Le miracle de la neige, Pérugin - vers 1475 - McEwan Collection, Polden Lacey (Surrey)
Ce petit panneau et son pendant (La nativité de la Vierge, présent aussi à l'exposition mais conservé au musée de Liverpool) faisait partie de la prédelle d'un retable sans doute consacré à Marie, mais non identifié. Il relate le miracle survenu le 5 août 352 à l'église Santa Maria Maggiore sur la colline de l'Esquilin. La Vierge apparut une nuit en songe au pape Libère et lui indiqua qu'il dervait construire une église en son honneur à l'endroit qu'elle lui indiquerait par une chute de neige miraculeuse (rappelons qu'on était en août). Le pape et ses évêques sont à gauche (pas présents sur ce détail) tandis qu'à droite le peintre a représenté le propriétaire du terrain et quelques nobles romains qui n'ont l'air que modérément étonnés. Au centre, la Vierge Marie accomplit à la lettre le miracle prévu puisque la neige tombe en traçant précisément le plan de l'église attendue !! Au fond, quelques bâtiments romains, le Colisée, une colonne historiée (peut-être la colonne Trajane) et un palais ressemblant au Palazzo Venezia... autant dire de constructions un peu anachroniques au IVe siècle !

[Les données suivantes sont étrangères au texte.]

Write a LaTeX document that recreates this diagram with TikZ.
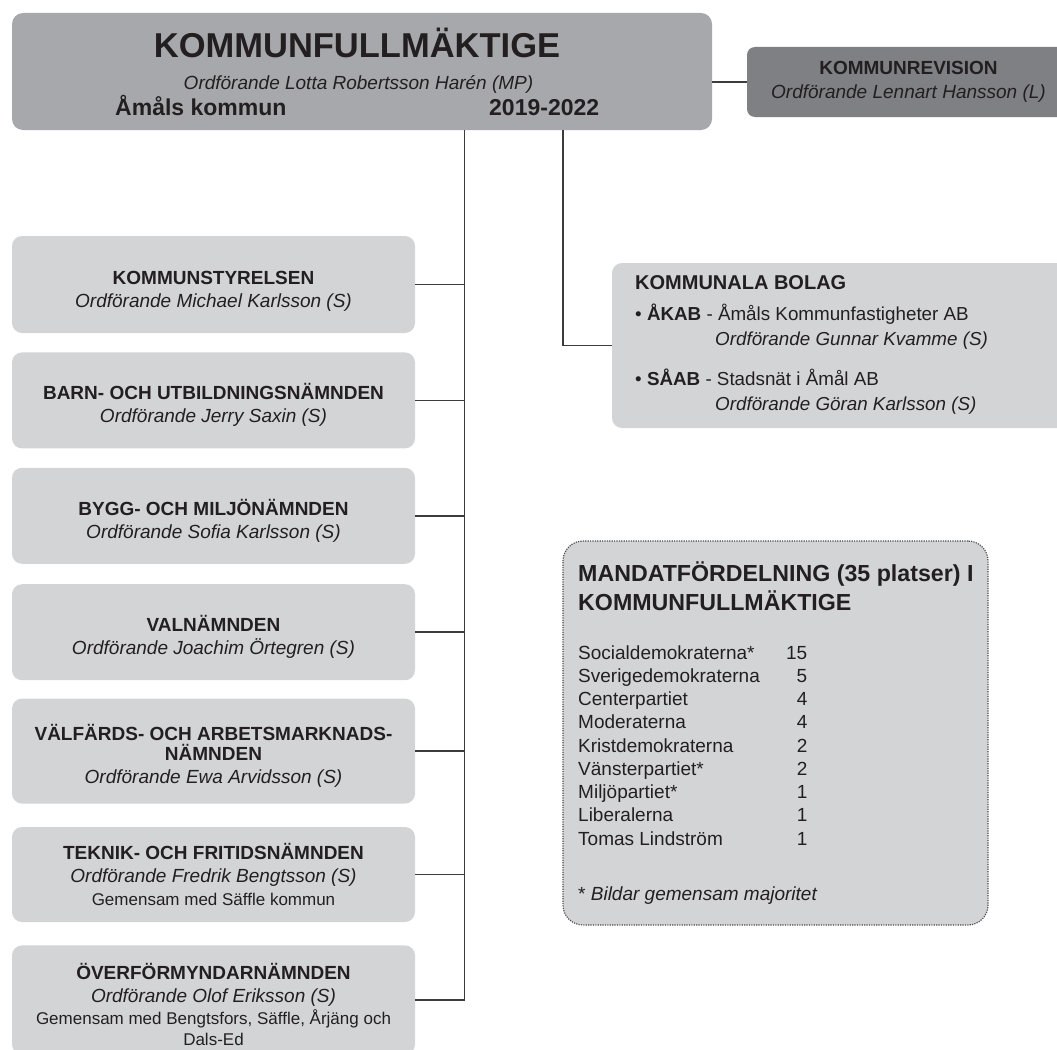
\documentclass[tikz,border=0pt]{standalone}
\usepackage{fontspec}
\setmainfont{Liberation Sans}
\usetikzlibrary{positioning}
\definecolor{topgray}{HTML}{A7A8AB}
\definecolor{revgray}{HTML}{7F8083}
\definecolor{boxgray}{HTML}{D3D4D6}
\definecolor{linegray}{HTML}{3C3C3C}
\definecolor{textdark}{HTML}{231F20}
\newcommand{\topstrut}{\rule{0pt}{26pt}}

\begin{document}
\begin{tikzpicture}[x=1pt, y=-1pt, text=textdark]
        \tikzstyle{topbox} = [rectangle, rounded corners=11pt, fill=topgray, minimum width=700pt, minimum height=117pt]
        \tikzstyle{revbox} = [rectangle, rounded corners=8pt, fill=revgray, minimum width=323pt, minimum height=70pt, align=center, font=\fontsize{19}{24}\selectfont]
        \tikzstyle{leftbox} = [rectangle, rounded corners=10pt, fill=boxgray, minimum width=403pt, minimum height=96pt, align=center, font=\fontsize{19}{23}\selectfont]
        \tikzstyle{bolagbox} = [rectangle, rounded corners=10pt, fill=boxgray, minimum width=460pt, minimum height=165pt]
        \tikzstyle{mandatbox} = [rectangle, rounded corners=20pt, fill=boxgray, draw=black!70, line width=1.2pt, dash pattern=on 1.2pt off 1.2pt, minimum width=425pt, minimum height=384pt]
        \tikzstyle{plaintext} = [inner sep=0pt, font=\fontsize{18.8}{23}\selectfont]
        \tikzstyle{connector} = [draw=linegray, line width=1.5pt]

        \useasboundingbox (0,0) rectangle (1057,1049);
        \clip (0,0) rectangle (1057,1049);

        \node (kf) [topbox] at (362,71.5) {};
        \node (kftitle) [plaintext, anchor=base, font=\fontsize{34.5}{40}\selectfont\bfseries] at (357,58) {KOMMUNFULLMÄKTIGE};
        \node (kfchair) [plaintext, anchor=base, font=\fontsize{19}{23}\selectfont\itshape] at (358.5,89) {Ordförande Lotta Robertsson Harén (MP)};
        \node (kfplace) [plaintext, anchor=base west, font=\fontsize{23}{27}\selectfont\bfseries] at (115,115) {Åmåls kommun};
        \node (kfyears) [plaintext, anchor=base west, font=\fontsize{23}{27}\selectfont\bfseries] at (489,115) {2019-2022};

        \node (kr) [revbox] at (908.5,82) {\textbf{KOMMUNREVISION}\\\textit{Ordförande Lennart Hansson (L)}};
        \draw[connector] (kf.east |- kr.west) -- (kr.west);

        \node (ks) [leftbox, minimum height=97pt] at (213.5,284.5) {\topstrut\textbf{KOMMUNSTYRELSEN}\\\textit{Ordförande Michael Karlsson (S)}};
        \node (bun) [leftbox, below=19pt of ks] {\topstrut\textbf{BARN- OCH UTBILDNINGSNÄMNDEN}\\\textit{Ordförande Jerry Saxin (S)}};
        \node (bmn) [leftbox, below=19pt of bun] {\topstrut\textbf{BYGG- OCH MILJÖNÄMNDEN}\\\textit{Ordförande Sofia Karlsson (S)}};
        \node (vn) [leftbox, below=20pt of bmn] {\topstrut\textbf{VALNÄMNDEN}\\\textit{Ordförande Joachim Örtegren (S)}};
        \node (vam) [leftbox, minimum height=105pt, below=18pt of vn] {\topstrut\textbf{VÄLFÄRDS- OCH ARBETSMARKNADS-}\\[-3pt]\textbf{NÄMNDEN}\\\textit{Ordförande Ewa Arvidsson (S)}};
        \node (tfn) [leftbox, minimum height=95pt, below=23pt of vam] {\rule{0pt}{16pt}\textbf{TEKNIK- OCH FRITIDSNÄMNDEN}\\\textit{Ordförande Fredrik Bengtsson (S)}\\{\fontsize{17}{22}\selectfont Gemensam med Säffle kommun}};
        \node (ofn) [leftbox, minimum height=109pt, below=23pt of tfn, font=\fontsize{19}{22.3}\selectfont] {\topstrut\textbf{ÖVERFÖRMYNDARNÄMNDEN}\\\textit{Ordförande Olof Eriksson (S)}\\{\fontsize{17}{22}\selectfont Gemensam med Bengtsfors, Säffle, Årjäng och}\\[-1pt]{\fontsize{17}{22}\selectfont Dals-Ed}};

        \coordinate (trunk) at (464.5,130);
        \draw[connector] (trunk) -- (trunk |- ofn.east);
        \draw[connector] (ks.east) -- (ks.east -| trunk);
        \draw[connector] (bun.east) -- (bun.east -| trunk);
        \draw[connector] (bmn.east) -- (bmn.east -| trunk);
        \draw[connector] (vn.east) -- (vn.east -| trunk);
        \draw[connector] (vam.east) -- (vam.east -| trunk);
        \draw[connector] (tfn.east) -- (tfn.east -| trunk);
        \draw[connector] (ofn.east) -- (ofn.east -| trunk);

        \node (kb) [bolagbox] at (842,345.5) {};
        \coordinate (bolagtap) at (563,130);
        \draw[connector] (bolagtap) |- (kb.west);
        \node (kbtitle) [plaintext, anchor=base west, font=\fontsize{20}{23}\selectfont\bfseries] at (635,289.5) {KOMMUNALA BOLAG};
        \node (kbakab) [plaintext, anchor=base west] at (635,320) {• \textbf{ÅKAB} - Åmåls Kommunfastigheter AB};
        \node (kbakabchair) [plaintext, anchor=base west, font=\fontsize{18.8}{23}\selectfont\itshape] at (715,345) {Ordförande Gunnar Kvamme (S)};
        \node (kbsaab) [plaintext, anchor=base west] at (635,385) {• \textbf{SÅAB} - Stadsnät i Åmål AB};
        \node (kbsaabchair) [plaintext, anchor=base west, font=\fontsize{18.8}{23}\selectfont\itshape] at (715,410) {Ordförande Göran Karlsson (S)};

        \node (mandat) [mandatbox] at (775.5,733) {};
        \node (mandathead) [plaintext, anchor=base west, font=\fontsize{23.2}{29}\selectfont\bfseries] at (578,581.5) {MANDATFÖRDELNING (35 platser) I};
        \node (mandatheadb) [plaintext, anchor=base west, font=\fontsize{23.2}{29}\selectfont\bfseries] at (578,610.5) {KOMMUNFULLMÄKTIGE};
        \node (seats) [plaintext, anchor=base west, font=\fontsize{19}{23.25}\selectfont] at (578,659) {\begin{tabular}[t]{@{}p{208pt}@{}r@{}}
            Socialdemokraterna* & 15\\
            Sverigedemokraterna & 5\\
            Centerpartiet & 4\\
            Moderaterna & 4\\
            Kristdemokraterna & 2\\
            Vänsterpartiet* & 2\\
            Miljöpartiet* & 1\\
            Liberalerna & 1\\
            Tomas Lindström & 1
        \end{tabular}};
        \node (mandatnote) [plaintext, anchor=base west, font=\fontsize{19}{23}\selectfont] at (578,900) {* \textit{Bildar gemensam majoritet}};

    \end{tikzpicture}
\end{document}
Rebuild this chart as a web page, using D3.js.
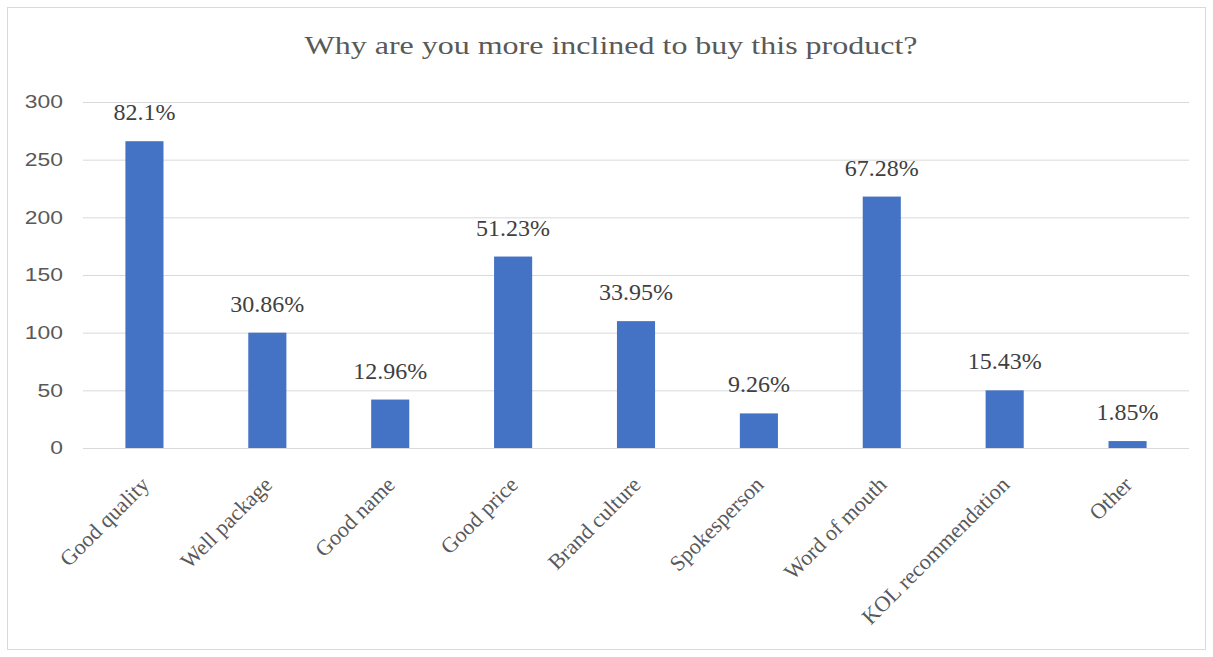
<!DOCTYPE html>
<html>
<head>
<meta charset="utf-8">
<script src="https://cdn.jsdelivr.net/npm/d3@7"></script>
<style>
  body { margin: 0; background: #fff; }
</style>
</head>
<body>
<div class="chart"></div>
<script>
// survey answers (count of respondents, n = 324) and the printed share labels
const categories = ["Good quality", "Well package", "Good name", "Good price", "Brand culture",
                    "Spokesperson", "Word of mouth", "KOL recommendation", "Other"];
const counts = [266, 100, 42, 166, 110, 30, 218, 50, 6];
const shares = ["82.1%", "30.86%", "12.96%", "51.23%", "33.95%", "9.26%", "67.28%", "15.43%", "1.85%"];
const yTicks = [0, 50, 100, 150, 200, 250, 300];

const data = categories.map((c, i) => ({cat: c, count: counts[i], label: shares[i]}));

const W = 1213, H = 657;
const margin = {top: 102, left: 83, right: 24, bottom: 209};
const width = W - margin.left - margin.right;
const height = H - margin.top - margin.bottom;

const root = d3.select(".chart").append("svg")
    .attr("width", W)
    .attr("height", H);

root.append("rect")
    .attr("x", 7.5).attr("y", 7.5)
    .attr("width", W - 15).attr("height", H - 15)
    .attr("fill", "#fff")
    .attr("stroke", "#d9d9d9");

// the source text is drawn a bit wide, so stretch it
root.append("text")
    .attr("x", 611).attr("y", 54)
    .attr("text-anchor", "middle")
    .attr("font-family", "Liberation Serif")
    .attr("font-size", 26)
    .attr("fill", "#595959")
    .attr("textLength", 613)
    .attr("lengthAdjust", "spacingAndGlyphs")
    .text("Why are you more inclined to buy this product?");

const svg = root.append("g")
    .attr("transform", `translate(${margin.left},${margin.top})`);

const xScale = d3.scaleBand()
    .domain(categories)
    .range([0, width])
    .paddingInner(0.69)
    .paddingOuter(0.345);

const yScale = d3.scaleLinear()
    .domain([0, 300])
    .range([height, 0]);

// gridlines + y labels
const yAxis = d3.axisLeft(yScale)
    .tickValues(yTicks)
    .tickSize(-width)
    .tickPadding(20);

svg.append("g")
    .attr("class", "axis y-axis")
    .call(yAxis)
    .call(g => g.select(".domain").remove())
    .call(g => g.selectAll("line").attr("stroke", "#d9d9d9"))
    .call(g => g.selectAll("text")
        .attr("font-family", "Liberation Sans")
        .attr("font-size", 18)
        .attr("fill", "#595959")
        .each(function() {
            const w = this.getComputedTextLength();
            d3.select(this).attr("textLength", w * 1.27).attr("lengthAdjust", "spacingAndGlyphs");
        }));

// bars
svg.selectAll(".bar")
    .data(data)
    .enter()
    .append("rect")
    .attr("class", "bar")
    .attr("fill", "#4472c4")
    .attr("x", d => xScale(d.cat))
    .attr("width", xScale.bandwidth())
    .attr("y", d => yScale(d.count))
    .attr("height", d => height - yScale(d.count));

// share labels over bars
svg.selectAll(".lbl")
    .data(data)
    .enter()
    .append("text")
    .attr("class", "lbl")
    .attr("x", d => xScale(d.cat) + xScale.bandwidth() / 2)
    .attr("y", d => yScale(d.count) - 21)
    .attr("text-anchor", "middle")
    .attr("font-family", "Liberation Serif")
    .attr("font-size", 24)
    .attr("fill", "#404040")
    .text(d => d.label);

// category labels, rotated
const xAxis = d3.axisBottom(xScale).tickSize(0).tickPadding(0);

svg.append("g")
    .attr("class", "axis x-axis")
    .attr("transform", `translate(0, ${height})`)
    .call(xAxis)
    .call(g => g.select(".domain").remove())
    .call(g => g.selectAll("text")
        .attr("font-family", "Liberation Serif")
        .attr("font-size", 22)
        .attr("fill", "#595959")
        .attr("text-anchor", "end")
        .attr("dy", 0)
        .attr("transform", "translate(6,38) rotate(-45)"));
</script>
</body>
</html>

Pier di Cristoforo Vannucci, dit le Pérugin (vers 1450-1523), eut, entre la fin du XVe et le début du XVIe siècle, un rôle déterminant dans le renouvellement de l'art italien. Capable de tenir tête aux plus grands de l'époque, "en peu d'années, il obtint une telle réputation que ses oeuvres envahirent non seulement Florence et l'Ialie, mais aussi la France, l'Espagne et les nombreux autres pays où elles furent envoyée" (1). 
On sait peu de choses de la jeunesse du peintre, qui entre dans les chroniques à partir de son arrivée à Florence, dans les années 1470, où il était venu pour perfectionner sa technique dans l'atelier de Verrocchio. C'est en 1472 qu'il s'inscrit pour la première fois à la Compagnia di San Luca. Pourtant il semble que, dans un premier temps, il resta peu de temps à Florence, puisqu'il ne renouvelle pas sa cotisation. On le retrouve à Perugia l'année suivante pour la décoration d'une niche ayant pour thème les Miracles de Saint Bernardin de Sienne. Certainement présent à Perugia dans les années qui suivirent, on connait plusieurs oeuvres de lui réalisées dans cette ville jusqu'à la fin des années 1470. Vers 1478, il réalise sa première grande fresque, la Cène, pour le monastère florentin des tertiaires franciscaines du Cenacolo di Fuligno. Il est probable qu'alors Pérugin gravitait dans l'orbite des peintres de Laurent le Magnifique et ce n'est pas un hasard si, peu de temps après, il est appelé à Rome pour y peindre à Saint Pierre, les fresques aujourd'hui disparues de la chapelle de la Conception. En octobre 1481, il se voit confier, avec Sandro Boticelli  Cosimo Rosselli et Domenico Ghirlandaio,la décoration de la chapelle Sixtine. Pérugin y réalise sur le mur du fond un tableau d'autel en trompe-l'oeil, ayant pour sujet l’Assomption de la Vierge, détruit par la suite pour laisser la place au Jugement dernier de Michel-Ange. Sur les murs latéraux, il exécute un Baptême du Christ, le Voyage de Moïse en Egypte et la Remise des clés à Saint Pierre. 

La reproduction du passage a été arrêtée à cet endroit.